The show, which revolves around telegenic scientists, apocalyptic events and strange galactic phenomena, is based on Liu Cixin’s eponymous bestseller: an opus combining physics, philosophy and politics. But if adapting such rich material seems like a no-brainer, the show itself is middling fare that bends minds but rarely engages them in its meditations on human nature, technology, the state of this planet and those far beyond.
The eight-part first season begins in 1960s Maoist China, where a brilliant, regime-renouncing astrophysicist called Ye Wenjie (Zine Tseng) is forced to work at a secret military observatory. There she makes an extraordinary discovery and a world-shaping decision — the repercussions of which we follow in the show’s second, present-day storyline.

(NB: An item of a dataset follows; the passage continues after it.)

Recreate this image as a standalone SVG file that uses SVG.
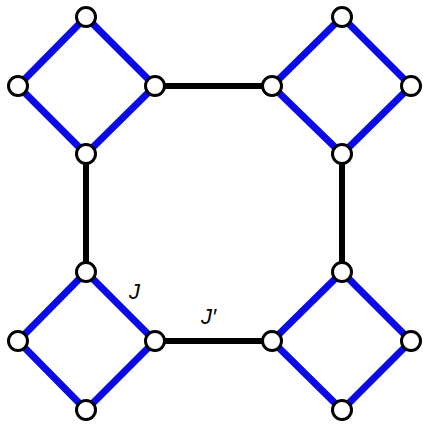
<svg xmlns="http://www.w3.org/2000/svg" width="423" height="426" viewBox="0 0 423 426">
<style>
.b{stroke:#0a0ae6;stroke-width:7;fill:none}
.k{stroke:#000;stroke-width:6;fill:none}
.n{fill:#fff;stroke:#000;stroke-width:3}
.t{font-family:"Liberation Sans",Arial,sans-serif;font-style:italic;font-size:22px;fill:#000}
</style>
<rect width="423" height="426" fill="#fff"/>
<g id="connectors">
<path class="b" d="M86,17 L18,86 L86,154 L155,86 Z"/>
<path class="b" d="M342,17 L272,86 L342,154 L411,86 Z"/>
<path class="b" d="M86,272 L18,341 L86,410 L155,341 Z"/>
<path class="b" d="M342,272 L272,341 L342,410 L411,341 Z"/>
<line class="k" x1="155" y1="86" x2="272" y2="86"/>
<line class="k" x1="86" y1="154" x2="86" y2="272"/>
<line class="k" x1="342" y1="154" x2="342" y2="272"/>
<line class="k" x1="155" y1="341" x2="272" y2="341"/>
</g>
<g id="n1"><circle class="n" cx="86" cy="17" r="9.5"/></g>
<g id="n2"><circle class="n" cx="18" cy="86" r="9.5"/></g>
<g id="n3"><circle class="n" cx="155" cy="86" r="9.5"/></g>
<g id="n4"><circle class="n" cx="86" cy="154" r="9.5"/></g>
<g id="n5"><circle class="n" cx="342" cy="17" r="9.5"/></g>
<g id="n6"><circle class="n" cx="272" cy="86" r="9.5"/></g>
<g id="n7"><circle class="n" cx="411" cy="86" r="9.5"/></g>
<g id="n8"><circle class="n" cx="342" cy="154" r="9.5"/></g>
<g id="n9"><circle class="n" cx="86" cy="272" r="9.5"/></g>
<g id="n10"><circle class="n" cx="18" cy="341" r="9.5"/></g>
<g id="n11"><circle class="n" cx="155" cy="341" r="9.5"/></g>
<g id="n12"><circle class="n" cx="86" cy="410" r="9.5"/></g>
<g id="n13"><circle class="n" cx="342" cy="272" r="9.5"/></g>
<g id="n14"><circle class="n" cx="272" cy="341" r="9.5"/></g>
<g id="n15"><circle class="n" cx="411" cy="341" r="9.5"/></g>
<g id="n16"><circle class="n" cx="342" cy="410" r="9.5"/></g>
<g id="labels">
<text class="t" x="129" y="299">J</text>
<text class="t" x="201" y="324">J′</text>
</g>
</svg>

In this alternate 2024, science is “broken”; alarming data anomalies and distressing visions have driven dozens of leading scientists to apparent suicide. So when tech innovator Auggie (Eiza González) begins to see an ominous countdown in front of her eyes, she and four other former Oxford classmates start searching for answers. Instead, they encounter more inexplicable mysteries: disappearing stars, an invisible woman, a VR headset containing an unnervingly immersive problem-solving game. Following them all the while is a shadowy, saturnine detective, Clarence (Benedict Wong), who brings a touch of procedural earthiness to this sky-gazing sci-fi.
While the series initially manages to offset early confusion with gripping suspense, slick pacing and well-timed reveals, it becomes unwieldy as it progresses. Characters saddled with explaining abstruse mechanical theories, meanwhile, never really seem to have more than one dimension themselves.
Still, there’s sufficient intrigue and splashy production to keep enough of us watching and dissuade Netflix from consigning 3 Body Problem to the same fate as The Chair. But I know which one I’d rather was renewed.